And Nine Months Later…

Lasharay had to get used to carrying a child in her body down the halls. Now she’s getting used to caring for it

And+Nine+Months+Later...

Lasharay Daniels sometimes sings to her baby when she’s home. That is, she sings when she’s not at school, or trying to do homework for the next day, or working long hours at her job. She’s a high school student, and her baby is not yet even a month old.
Before her baby was born, Daniels spent nine odd months trying to adjust to caring for two people, her and her child.
“I was crying all the time because I didn’t know what I was going to do,” Daniels said. “‘I’m a teenager and I’m pregnant, and people are going to talk about me and be mean to me,’” she thought.
She didn’t know how her future would pan out with a baby, or how her education would continue with another mouth to feed.
“I kind of got depressed when I found out. I thought my life was ruined. I was like, ‘how am I going to go to college?’ But my mom made sure I was going to go to college,” Daniels said.
She considered her choices.
“I didn’t know what to do at the beginning. I thought about giving her up for adoption, but I didn’t want to go through all that and give my baby away.”
She made the decision to keep her baby, and didn’t spend long considering other options, but it took a while to warm up to the idea of being a mother.
“It took forever for me to get comfortable with it. I wasn’t comfortable until I was seven months [in],” Daniels said.
Still, during those nine months of teenage pregnancy, she was struggling to keep up in school and balance her studies with work.
She walked back slowly. Carrying a baby wasn’t easy, she realized.
At McDonald’s, where she worked, she found some coworkers were unsympathetic to her problems, working late hours, sometimes to midnight.
“They did let me sit down,” Daniels said. “They always put me in the back so I could sit down, but I don’t like to sit down. I like moving around.”
Daniels has been proud of the support she’s received from her family and her baby’s father.
“My mom watches her a lot, and her dad is with her when I’m at school,” she said.
Daniels’ boyfriend and the baby’s father, Lawrence Pickett, recognizes Daniels’ hard work.
“I have to give her props, because you don’t see a lot of pregnant women who are still motivated to go to school and go to work and do all this stuff. And they might not be big things to her, but they’re big things to me,” Pickett said.
“It makes me proud that I have her as my girlfriend and the mother of this child. She’s really dedicated, and she still tries in school. That’s what makes me feel proud, that she went to school and work and did what she had to do.”
Daniels and Pickett decided on naming their baby Nyla together.
Before deciding on that, they toyed with different names, entertaining the idea of naming her Latha, which Pickett said means creeper.
“No, we were not going to name her creeper. We did look for L names because both our names start with L, but not Latha,” Daniels said, laughing.
Daniels spends much of her time with the baby, but still focuses on school.
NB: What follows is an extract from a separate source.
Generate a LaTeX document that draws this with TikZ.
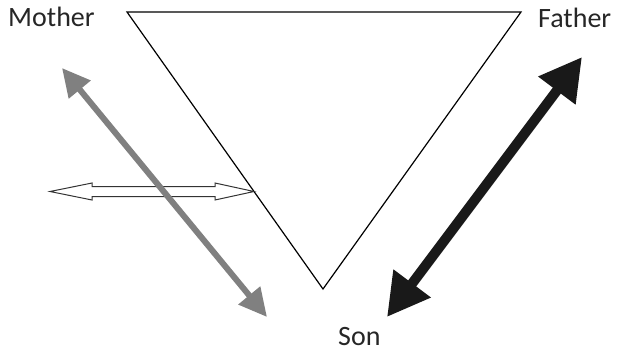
\documentclass[tikz,border=0pt]{standalone}
\usepackage{fontspec}
\setmainfont{Carlito}
\usetikzlibrary{arrows.meta}
\begin{document}
\begin{tikzpicture}[x=1pt,y=-1pt,
  lbl/.style={inner sep=0pt,anchor=base west,font=\fontsize{28}{32}\selectfont,text=black!85},
  tri/.style={draw=black,line width=1.2pt},
  grayarr/.style={draw=black!50,line width=6pt,{Triangle[length=28pt,width=27pt]}-{Triangle[length=28pt,width=27pt]}},
  blackarr/.style={draw=black!90,line width=10pt,{Triangle[length=42pt,width=44pt]}-{Triangle[length=42pt,width=44pt]}},
  openarr/.style={draw=black!80,fill=white,line width=1pt,line join=miter}
]
\useasboundingbox (0,0) rectangle (627,354);
% triangle
\coordinate (TL) at (127,12);
\coordinate (TR) at (521,12);
\coordinate (B) at (323,289);
\draw[tri] (TL) -- (TR) -- (B) -- cycle;
% labels
\node[lbl] (mother) at (8,26) {Mother};
\node[lbl] (father) at (538,27) {Father};
\node[lbl] (son) at (338,345) {Son};
% open double arrow
\coordinate (oa) at (50,191.5);
\coordinate (ob) at (254,191.5);
\draw[openarr] (oa) -- (92,183) -- (92,186.5) -- (215,186.5) -- (215,183) -- (ob)
  -- (215,200) -- (215,196.5) -- (92,196.5) -- (92,200) -- cycle;
% gray arrow
\coordinate (g1) at (62,68);
\coordinate (g2) at (267,317);
\draw[grayarr] (g1) -- (g2);
% black arrow
\coordinate (k1) at (387,317);
\coordinate (k2) at (582,57);
\draw[blackarr] (k1) -- (k2);
\end{tikzpicture}
\end{document}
Even though she has tried to keep up, Daniels still sometimes has trouble finishing her work.
“I do get really tired and fall asleep in class, but I try not too. In my English class we’re reading Hamlet, and I don’t have any time to read at all,” she said. “Ms. Hanson says, ‘read whenever you can, because I know you have to take care of the baby and all.’ They [my teachers] are pretty understanding.”
She’s trying to normalize her schedule, though, and with her baby’s father and her mom helping she’s finding a little more time to study. She’s even looking forward to college.
“Everybody always asks, ‘what are you going to do about school?’ I went to JCCC and they said I could enroll in their spring classes and take online classes,” Daniels said.
But she’s thinking about taking a semester off, with the baby to care for and all.
“Next fall I was going to enroll in JCCC. That would give me time to be with the baby before going to school. I was going to go through college, go to medical school and become a neurosurgeon,” Daniels said.
Spending time with the baby, Daniels says, usually entails playing with her until she falls asleep.
“When I get home from school she’s ready to eat, depending on whenever my mom fed her last. I feed her and change her diapers and play with her until she falls asleep.

And she always falls asleep,” Daniels said. “When she’s up I’m excited and I just want to play with her.”
“She smiles all the time,” Daniels added. “It’s so cute.”